If you find out that certain files on the HDD have been copied to another location or device even once, then it's safe to assume that there are many copies already on the Internet. There are methods a forensics expert can use to find out what happened. There are logs that he has access to and tools that normal users don't have. You'd be suprised how much info there is about what happened in the past, on a storage device or even in a file itself.
Until there are dozens of other copies of those files in various countries around the world. Then it's really pointless.
That's what I said. Read the whole post. In any case, you will want to destroy the files on that device too, so smashing it to bits is the only certain way.
Umm, not really. You check if I've booted off a live USB, mounted the drive in read only mode, and cloned it?
The point was that when there are other copies you have no hope of removing, removing one is pointless.
When you actually read the Guardian's article, they chose to destroy it themselves instead of handing it over.
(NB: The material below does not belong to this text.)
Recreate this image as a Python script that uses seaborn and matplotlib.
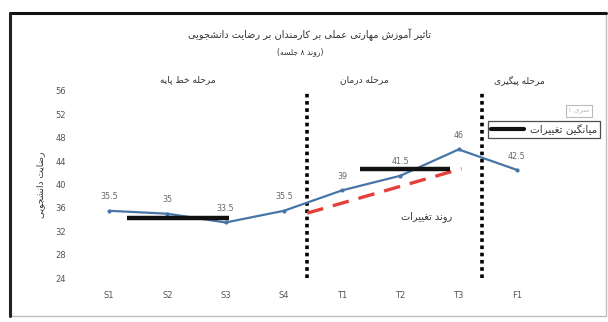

Not a case of being told to destroy it; it was 'give it to us', then 'we can't give it to you if it's non-existent'.
second - "the truth will set you free". show me a government that doesn't want you to know the truth and i'll show you a government that doesn't want you to know freedom.
In the circumstances outlined in this article the destruction of the HDDs WAS pointless.
"Destroying HDD's" is pointless since the files on most networked computer systems are 'backed up' regularly, usually to a different computer or the 'cloud'.
There is no "way to check if certain files have been previously copied" unless you know they were copied, or find them in a temp cache where copied files reside since the head of the drive leaves no change in the file itself. As those cache files are deleted and overwritten by new temp files, the history of this activity is removed. In either case, destroying the hardware would have no effect on the copies.
I doubt that fixxxer113 knows what a 'forensic expert' may or may not know.
fixxxer113 appears to be no smarter than a digital camera manual that he sort of remembers reading. (Something "actually said" is not "something similar" except with regards to your interpretation, which, in the case of fixxxer113, would appear to encompass quite a lot of misunderstanding and ignorance.)
"deleting/formatting" in this case are not methods of destroying data, but merely reusing previously unavailable disk space. To destroy data, it must be overwritten with new data, and the more times it is overwritten, the less magnetic 'residue' remains from which any subsequent analysis may be made to reveal what was there before. This is similar to what you could expect when you reused the same ink cartridge in old typewriters - the ink would be strongest where the tape had only been used once, and become weaker as each new character reused the tape where a previous character had been typed. The difference is that the magnetic 'imprint' where a character appears doesn't reveal the previous character if overwritten enough times. The level of sophistication of the forensic equipment, and the trained technicians to use it, needed to attempt to retrieve overwritten information is well beyond the budget of anyone other than a large corporation or government agency. A typical hard drive head can't 'read' what was stored in a given location before it was overwritten, so a single overpass is sufficient.
Ultimately, smashing equipment, microwaving CD/DVD's, burning documents, and killing witnesses are the caveman's approach to information removal, and in this case, the UK's lauded British Intelligence Agency displayed a pathetic level of understanding regarding digital information storage. It was more likely meant as a demonstration of the threatened financial cost in equipment to anyone attempting to thwart their authority.
The information Snowden leaked exposed not only lies from the world's most powerful intelligence agency, but also the fact that they are breaking the US constitution.
If it is a crime to expose the illegal actions of governments, there is no hope for us. This must be addressed now, in the heat of the moment. We won't get another chance after this.